··· ROWS ···
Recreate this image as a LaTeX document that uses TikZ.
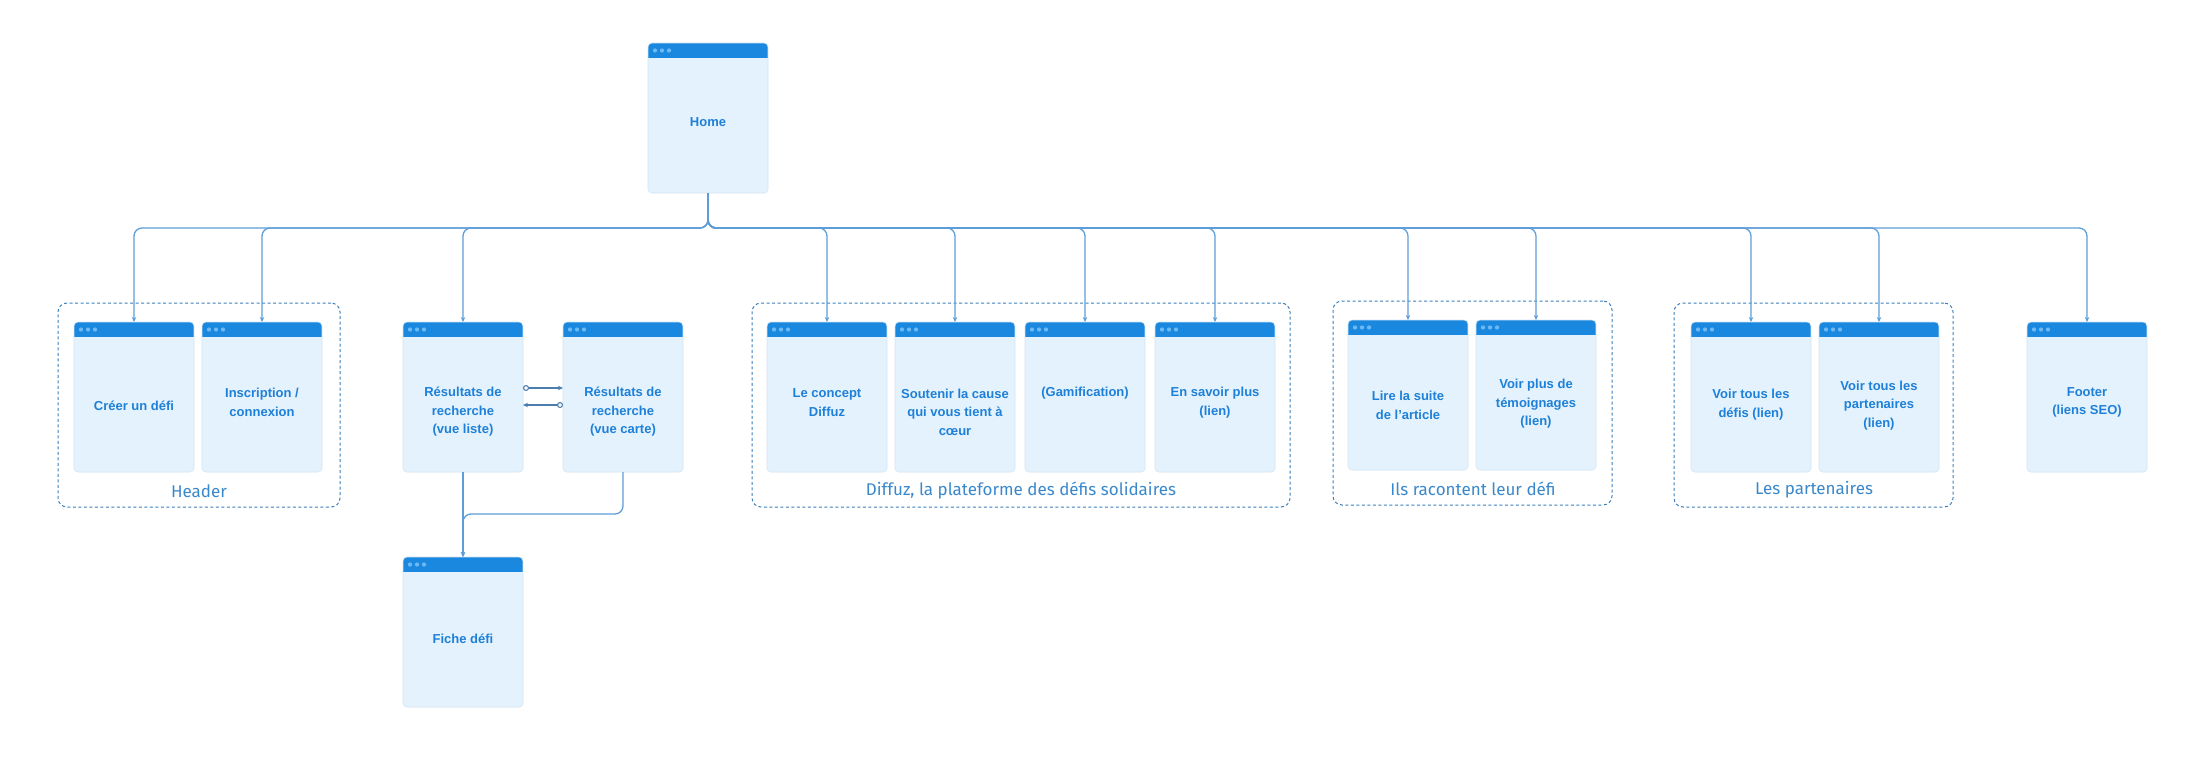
\documentclass[tikz,border=0pt]{standalone}
\usepackage{fontspec}
\setmainfont{Liberation Sans}
\newfontfamily\glabelfont{Fira Sans}
\usetikzlibrary{arrows.meta,fit,calc}
\definecolor{barblue}{HTML}{1B88E0}
\definecolor{pagefill}{HTML}{E3F2FD}
\definecolor{pageline}{HTML}{D3E4F2}
\definecolor{dotblue}{HTML}{6DB9F4}
\definecolor{txtblue}{HTML}{1E80D8}
\definecolor{connblue}{HTML}{5E9ED8}
\definecolor{grpblue}{HTML}{3C80BC}
\definecolor{lblblue}{HTML}{3A88CC}
\begin{document}
\begin{tikzpicture}[x=1pt,y=-1pt,
 pagebox/.style={draw=pageline, line width=0.6pt, fill=pagefill, rounded corners=4pt,
   minimum width=120pt, minimum height=150pt, inner sep=0pt, outer sep=0pt, anchor=north west,
   path picture={
     \fill[barblue, sharp corners] (path picture bounding box.north west) rectangle ([yshift=-15pt]path picture bounding box.north east);
     \foreach \d in {7,14,21} \fill[dotblue] ([xshift=\d pt, yshift=-7.5pt]path picture bounding box.north west) circle[radius=2.1pt];
   }},
 pagetext/.style={text=txtblue, font=\fontsize{13}{18.5}\selectfont\bfseries, align=center, inner sep=0pt},
 conn/.style={draw=connblue, line width=1.3pt, rounded corners=8pt, -{Stealth[length=5pt,width=4.5pt]}},
 swaparrow/.style={draw=connblue!80!black, line width=1.1pt, {Circle[open,fill=white,length=6pt,width=6pt]}-{Stealth[length=5pt,width=4.5pt]}},
 groupbox/.style={draw=grpblue, line width=1pt, dash pattern=on 3pt off 2.5pt, rounded corners=9pt, inner sep=0pt},
 grplabel/.style={text=lblblue, font=\glabelfont\fontsize{17}{20}\selectfont, inner sep=0pt}
]
\useasboundingbox (0,0) rectangle (2200,760);
\fill[white] (0,0) rectangle (2200,760);

% groups
\node[groupbox, fit={(58,303) (340,507)}] (hdrgrp) {};
\node[groupbox, fit={(752,303) (1290,507)}] (difgrp) {};
\node[groupbox, fit={(1333,301) (1612,505)}] (ilsgrp) {};
\node[groupbox, fit={(1674,303) (1953,507)}] (partgrp) {};
\node[grplabel] (hdrlbl) at (199,491) {Header};
\node[grplabel] (diflbl) at (1021,490) {Diffuz, la plateforme des défis solidaires};
\node[grplabel] (ilslbl) at (1473,489) {Ils racontent leur défi};
\node[grplabel] (partlbl) at (1814,490) {Les partenaires};

% pages
\node[pagebox] (home) at (648,43) {};
\node[pagebox] (creer) at (74,322) {};
\node[pagebox] (inscr) at (202,322) {};
\node[pagebox] (liste) at (403,322) {};
\node[pagebox] (carte) at (563,322) {};
\node[pagebox] (fiche) at (403,557) {};
\node[pagebox] (concept) at (767,322) {};
\node[pagebox] (soutenir) at (895,322) {};
\node[pagebox] (gamif) at (1025,322) {};
\node[pagebox] (savoir) at (1155,322) {};
\node[pagebox] (lire) at (1348,320) {};
\node[pagebox] (temoin) at (1476,320) {};
\node[pagebox] (tousdefis) at (1691,322) {};
\node[pagebox] (touspart) at (1819,322) {};
\node[pagebox] (footer) at (2027,322) {};

% texts
\node[pagetext] (homet) at ($(home.north)+(0,79)$) {Home};
\node[pagetext] (creert) at ($(creer.north)+(0,84)$) {Créer un défi};
\node[pagetext] (inscrt) at ($(inscr.north)+(0,80.5)$) {Inscription /\\connexion};
\node[pagetext] (listet) at ($(liste.north)+(0,90)$) {Résultats de\\recherche\\(vue liste)};
\node[pagetext] (cartet) at ($(carte.north)+(0,90)$) {Résultats de\\recherche\\(vue carte)};
\node[pagetext] (fichet) at ($(fiche.north)+(0,82)$) {Fiche défi};
\node[pagetext] (conceptt) at ($(concept.north)+(0,80.5)$) {Le concept\\Diffuz};
\node[pagetext] (soutenirt) at ($(soutenir.north)+(0,90)$) {Soutenir la cause\\qui vous tient à\\cœur};
\node[pagetext] (gamift) at ($(gamif.north)+(0,71)$) {(Gamification)};
\node[pagetext] (savoirt) at ($(savoir.north)+(0,80.5)$) {En savoir plus\\(lien)};
\node[pagetext] (liret) at ($(lire.north)+(0,85.5)$) {Lire la suite\\de l'article};
\node[pagetext] (temoint) at ($(temoin.north)+(0,84)$) {Voir plus de\\témoignages\\(lien)};
\node[pagetext] (tousdefist) at ($(tousdefis.north)+(0,82.5)$) {Voir tous les\\défis (lien)};
\node[pagetext] (toupartt) at ($(touspart.north)+(0,83.5)$) {Voir tous les\\partenaires\\(lien)};
\node[pagetext] (footert) at ($(footer.north)+(0,80.5)$) {Footer\\(liens SEO)};

% connectors
\coordinate (bus) at (708,228);
\foreach \t in {creer,inscr,liste,concept,soutenir,gamif,savoir,lire,temoin,tousdefis,touspart,footer}
  \draw[conn] (home.south) -- (bus) -| (\t.north);

\draw[swaparrow] ([yshift=9pt]liste.east) -- ([yshift=9pt]carte.west);
\draw[swaparrow] ([yshift=-8pt]carte.west) -- ([yshift=-8pt]liste.east);

\coordinate (fj) at (463,514);
\draw[conn] (liste.south) -- (fiche.north);
\draw[conn] (carte.south) |- (fj) -- (fiche.north);
\end{tikzpicture}
\end{document}
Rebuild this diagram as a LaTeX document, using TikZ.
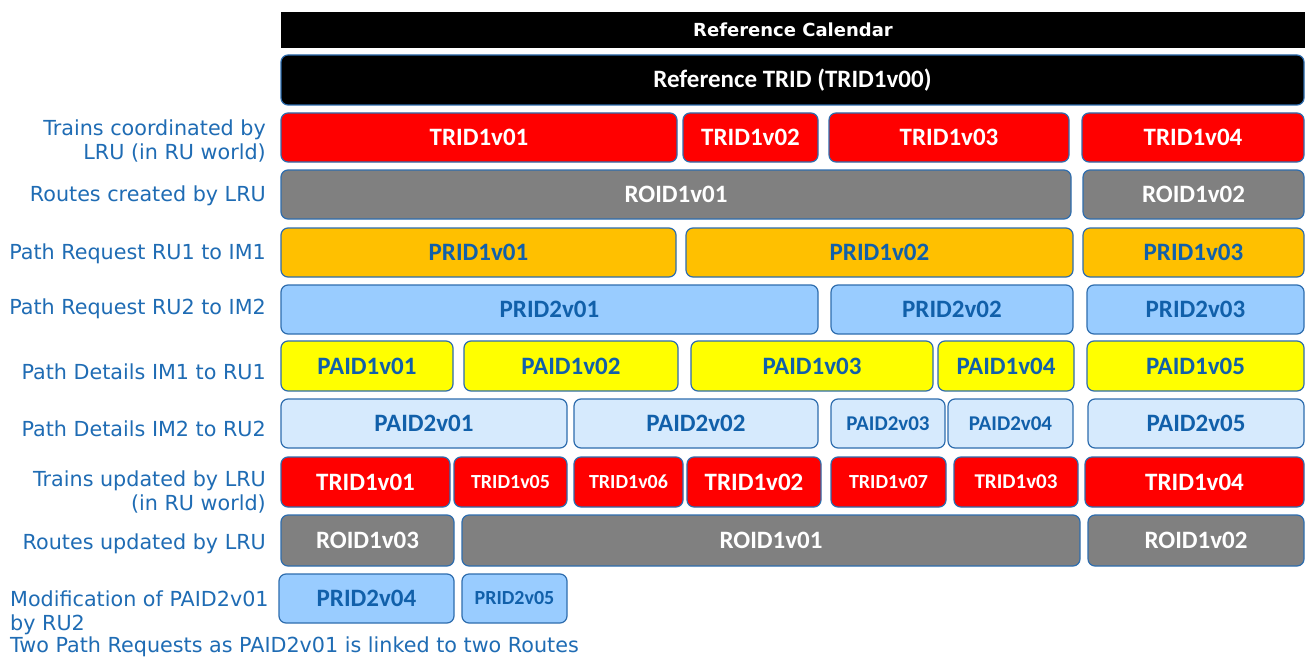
···
WRITTEN TASK: Copy, from the material above, each line in which the string "LaTeX" occurs.

SOLUTION BELOW:
Recreate this image as a LaTeX document that uses TikZ.
Rebuild this diagram as a LaTeX document, using TikZ.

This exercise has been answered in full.